Archive for 2017

ARTIFICIAL INTELLIGENCE CAN TELL ABOUT YOUR IDENTITY

ARE YOU LYING ABOUT YOUR IDENTITY? ARTIFICIAL INTELLIGENCE CAN TELL BY                                               HOW YOU USE YOUR MOBILE? 


            Every year, millions of people have their identities stolen. There’s no foolproof way to pinpoint fakers, but thanks to Italian researchers, investigators may soon have another tool at their disposal—a way to suss out frauds and other liars online with just a few clicks of a mouse.

            Traditional methods of lie detection include face-to-face interviews and polygraphs that measure heart rate and skin conductance. But they can’t be done remotely, or with large numbers of people. Researchers have come up with effective computer-based tests that measure reaction time in response to true and false personal information. For the tests to work, though, experimenters have to know the truth in advance.

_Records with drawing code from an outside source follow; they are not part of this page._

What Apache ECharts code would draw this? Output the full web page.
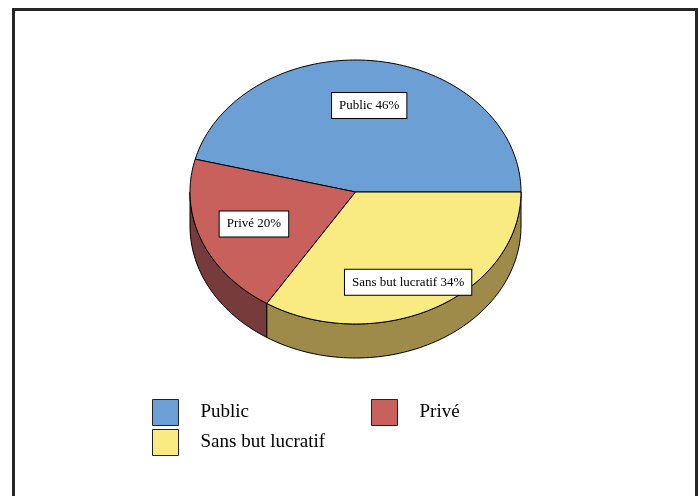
<!DOCTYPE html>
<html>
<head>
<meta charset="utf-8">
<script src="https://cdn.jsdelivr.net/npm/echarts@6/dist/echarts.min.js"></script>
<style>
  html, body { margin: 0; padding: 0; background: #fff; }
  #chart { width: 700px; height: 496px; }
</style>
</head>
<body>
<div id="chart"></div>
<script>
// Répartition par statut (parts en %)
var categories = ['Public', 'Privé', 'Sans but lucratif'];
var values = [46, 20, 34];

// Couleurs des faces supérieures et des flancs
var topColors = ['#6CA0D5', '#C8605C', '#F9EB82'];
var sideColors = ['#4A6F95', '#763B3A', '#9E8B4A'];

// Géométrie du camembert en perspective
var PIE = { cx: 355.5, cy: 192, rx: 165.5, ry: 132, depth: 34 };
var LABEL_R = 0.66;
var labelNudge = [[0, 0], [0, 0], [0, 14]];

// Emplacements des entrées de légende (deux colonnes)
var legendSlots = [[152, 399], [371, 399], [152, 429]];

var total = values.reduce(function (a, b) { return a + b; }, 0);

function pt(angDeg, dy) {
  var a = angDeg * Math.PI / 180;
  return [PIE.cx + PIE.rx * Math.cos(a), PIE.cy - PIE.ry * Math.sin(a) + (dy || 0)];
}

function arcPoints(a0, a1, dy) {
  var pts = [];
  var n = Math.max(2, Math.ceil(Math.abs(a1 - a0) / 1.5));
  for (var i = 0; i <= n; i++) {
    pts.push(pt(a0 + (a1 - a0) * i / n, dy));
  }
  return pts;
}

function renderSlice(params, api) {
  var idx = params.dataIndex;
  var before = 0;
  for (var i = 0; i < idx; i++) before += values[i];
  var v = api.value(0);
  var a0 = before / total * 360;
  var a1 = (before + v) / total * 360;
  var children = [];

  // flanc visible (moitié avant, angles 180°–360°)
  var s = Math.max(a0, 180), e = Math.min(a1, 360);
  if (e > s) {
    var upper = arcPoints(s, e, 0);
    var lower = arcPoints(e, s, PIE.depth);
    children.push({
      type: 'polygon',
      shape: { points: upper.concat(lower) },
      style: { fill: sideColors[idx], stroke: '#000', lineWidth: 1 }
    });
  }

  // face supérieure
  var topPts = [[PIE.cx, PIE.cy]].concat(arcPoints(a0, a1, 0));
  children.push({
    type: 'polygon',
    shape: { points: topPts },
    style: { fill: topColors[idx], stroke: '#000', lineWidth: 1 }
  });

  // étiquette
  var mid = (a0 + a1) / 2 * Math.PI / 180;
  var lx = PIE.cx + PIE.rx * LABEL_R * Math.cos(mid) + labelNudge[idx][0];
  var ly = PIE.cy - PIE.ry * LABEL_R * Math.sin(mid) + labelNudge[idx][1];
  children.push({
    type: 'text',
    z2: 10,
    style: {
      text: categories[idx] + ' ' + v + '%',
      x: lx, y: ly,
      align: 'center', verticalAlign: 'middle',
      fontFamily: 'Liberation Serif', fontSize: 13, fill: '#000',
      backgroundColor: '#fff', borderColor: '#000', borderWidth: 1,
      padding: [6, 7, 6, 7]
    }
  });

  return { type: 'group', children: children };
}

var chart = echarts.init(document.getElementById('chart'), null, { renderer: 'canvas' });

var legends = categories.map(function (name, i) {
  return {
    data: [name],
    left: legendSlots[i][0],
    top: legendSlots[i][1],
    padding: 0,
    orient: 'horizontal',
    itemWidth: 26,
    itemHeight: 26,
    icon: 'rect',
    selectedMode: false,
    itemStyle: { borderColor: '#222', borderWidth: 1 },
    textStyle: {
      fontFamily: 'Liberation Serif',
      fontSize: 19,
      color: '#000',
      padding: [0, 0, 0, 17]
    }
  };
});

chart.setOption({
  backgroundColor: '#fff',
  animation: false,
  graphic: [{
    type: 'rect',
    shape: { x: 13.5, y: 9.5, width: 683, height: 520 },
    style: { fill: 'none', stroke: '#262626', lineWidth: 3 },
    silent: true
  }],
  legend: legends,
  series: [
    {
      type: 'custom',
      coordinateSystem: 'none',
      renderItem: renderSlice,
      data: values.map(function (v) { return [v]; }),
      silent: true
    },
    {
      // série porteuse de la légende (non dessinée)
      type: 'pie',
      radius: [0, 0],
      center: [PIE.cx, PIE.cy],
      silent: true,
      label: { show: false },
      labelLine: { show: false },
      data: categories.map(function (c, i) {
        return { name: c, value: values[i], itemStyle: { color: topColors[i] } };
      })
    }
  ]
});
</script>
</body>
</html>
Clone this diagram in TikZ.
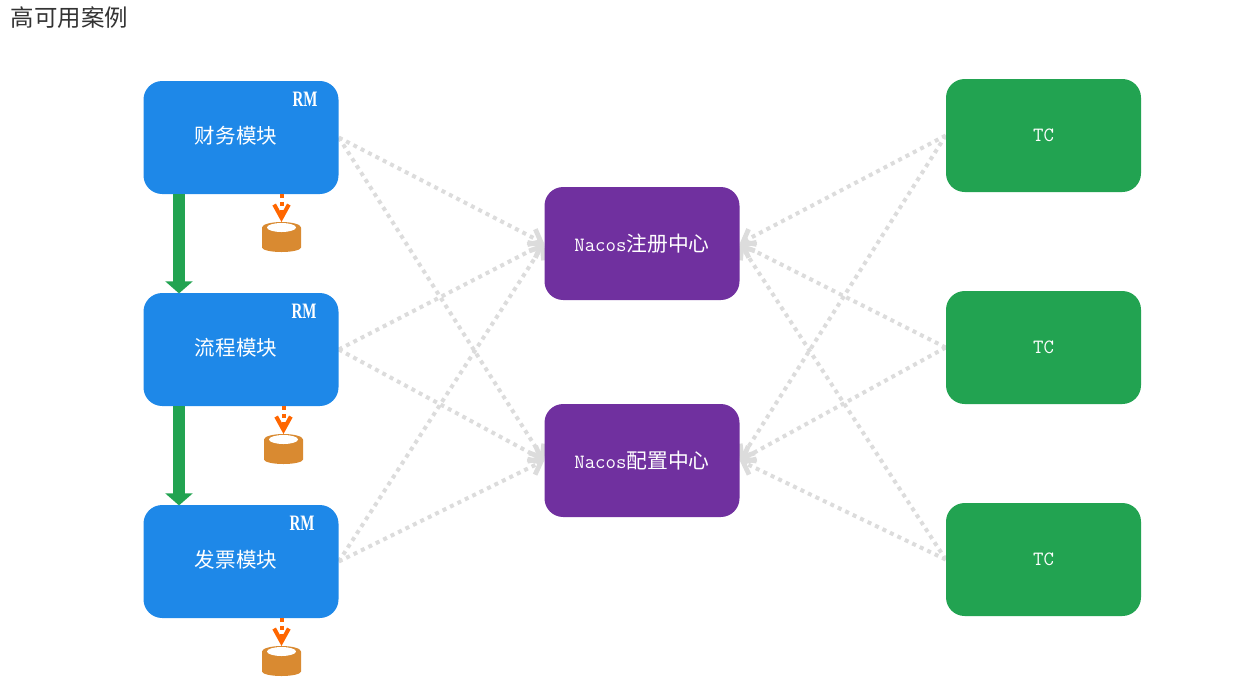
\documentclass[tikz,border=0pt]{standalone}
\usepackage{fontspec}
\newfontfamily\cjk{Noto Sans CJK SC}
\newfontfamily\rmtag[FakeStretch=0.68]{Liberation Serif}
\usetikzlibrary{arrows.meta,backgrounds,positioning}
\definecolor{modblue}{HTML}{1E88E8}
\definecolor{tcgreen}{HTML}{22A351}
\definecolor{nacospurple}{HTML}{70309F}
\definecolor{linkgrey}{HTML}{DCDCDC}
\definecolor{dborange}{HTML}{D98A31}
\definecolor{logorange}{HTML}{FF6600}
\tikzset{box/.style={rectangle,rounded corners=14pt,minimum width=146.25pt,minimum height=84.75pt,inner sep=0pt},
         module/.style={box,fill=modblue},
         center node/.style={box,fill=nacospurple,text=white,font=\ttfamily\fontsize{15.2}{16}\selectfont},
         tc/.style={box,fill=tcgreen,text=white,font=\ttfamily\fontsize{15.2}{16}\selectfont},
         module label/.style={text=white,font=\cjk\fontsize{15.4}{17}\selectfont,inner sep=0pt},
         rm label/.style={text=white,font=\rmtag\bfseries\fontsize{16.5}{18}\selectfont,inner sep=0pt},
         link/.style={draw=linkgrey,line width=3pt,dash pattern=on 3pt off 3.2pt,-{Straight Barb[length=8pt,width=13pt,line width=3.6pt]}},
         flow/.style={draw=tcgreen,line width=9pt,-{Triangle[length=9pt,width=20pt]},shorten >=-0.5pt},
         log/.style={draw=logorange,line width=3pt,dash pattern=on 3pt off 3pt,-{Straight Barb[length=10pt,width=11pt,line width=3pt]}}
}
\begin{document}
\begin{tikzpicture}[x=0.75pt,y=-0.75pt]
\useasboundingbox (0,0) rectangle (1242,683);
\node[inner sep=0pt,font=\cjk\fontsize{17.6}{20}\selectfont,text=black!80] (title) at (69.5,18) {高可用案例};
% modules
\node[module] (finance) at (241,137.5) {};
\node[module] (process) at (241,349.5) {};
\node[module] (invoice) at (241,561.5) {};
\node[module label] (financetext) at (236,136) {财务模块};
\node[module label] (processtext) at (236,348) {流程模块};
\node[module label] (invoicetext) at (236,559.5) {发票模块};
\node[rm label] (rm1) at (305,99) {RM};
\node[rm label] (rm2) at (304,311) {RM};
\node[rm label] (rm3) at (302,523) {RM};
% nacos
\node[center node] (registry) at (642,243.5) {Nacos{\cjk\fontsize{15.6}{16}\selectfont 注册中心}};
\node[center node] (config) at (642,460.5) {Nacos{\cjk\fontsize{15.6}{16}\selectfont 配置中心}};
% tc
\node[tc] (tc1) at (1043.5,135.5) {TC};
\node[tc] (tc2) at (1043.5,347.5) {TC};
\node[tc] (tc3) at (1043.5,559.5) {TC};
% databases
\foreach \d/\x/\y in {db1/281.5/222,db2/283.5/434,db3/281.5/646}{
    \fill[dborange] (\x-19.5,\y+5.5) arc[start angle=180,end angle=0,x radius=19.5,y radius=-5.5]
        -- (\x+19.5,\y+25.5) arc[start angle=0,end angle=-180,x radius=19.5,y radius=-4.5] -- cycle;
    \fill[white] (\x,\y+5.5) ellipse[x radius=14.5,y radius=4.5];
    \coordinate (\d) at (\x,\y);
}
% links
\begin{scope}[on background layer]
\foreach \m in {finance,process,invoice}{
    \foreach \n in {registry,config}{
        \draw[link] (\m.east) -- (\n.west);
    }
}
\foreach \t in {tc1,tc2,tc3}{
    \foreach \n in {registry,config}{
        \draw[link] (\t.west) -- (\n.east);
    }
}
\end{scope}
% flow
\draw[flow] ([xshift=-46.5pt]finance.south) -- ([xshift=-46.5pt]process.north);
\draw[flow] ([xshift=-46.5pt]process.south) -- ([xshift=-46.5pt]invoice.north);
% logs
\draw[log] (finance.south -| db1) -- (db1);
\draw[log] (process.south -| db2) -- (db2);
\draw[log] (invoice.south -| db3) -- (db3);
\end{tikzpicture}
\end{document}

            They asked 20 volunteers to memorize the details of a fake identity and assume it as their own. The subjects then answered a set of yes-or-no questions using a computer, as did 20 truth-telling volunteers. Questions included things like: “Is Giulia your name?” and “Were you born in 1995?” Researchers recorded each answer and measured how the subjects’ mouse cursors moved, from the bottom middle of the screen to “yes” and “no” buttons in the top two corners.


           Because liars can get to be as good as the rest of us at telling the truth, the researchers threw a wrench into their experiment. In addition to the 12 expected questions, they asked 12 unexpected questions based on the volunteers’ new identities. For example, they asked about a person’s zodiac sign, based on their birth date. And they asked about the capital city of the subject’s presumed region. A fraud might have memorized a fake birthday, but not known the corresponding zodiac sign, or been able to calculate it quickly enough. “We’ve found that if people rehearse lies, lying can be as easy as telling the truth,” says Bruno Verschuere, a forensic psychologist at the University of Amsterdam who was not involved in the research, “except when you ask unexpected questions.”


          The experimenters trained a computer to sort liars from truth tellers using the number of incorrect answers they gave. The team’s four machine-learning algorithms ranged in accuracy from 77.5% to 85%. But when the researchers included features of the mouse paths—such as deviation from a straight line—in their training materials, computers were able to successfully pick out the liars 90% to 95% of the time, the researchers reported.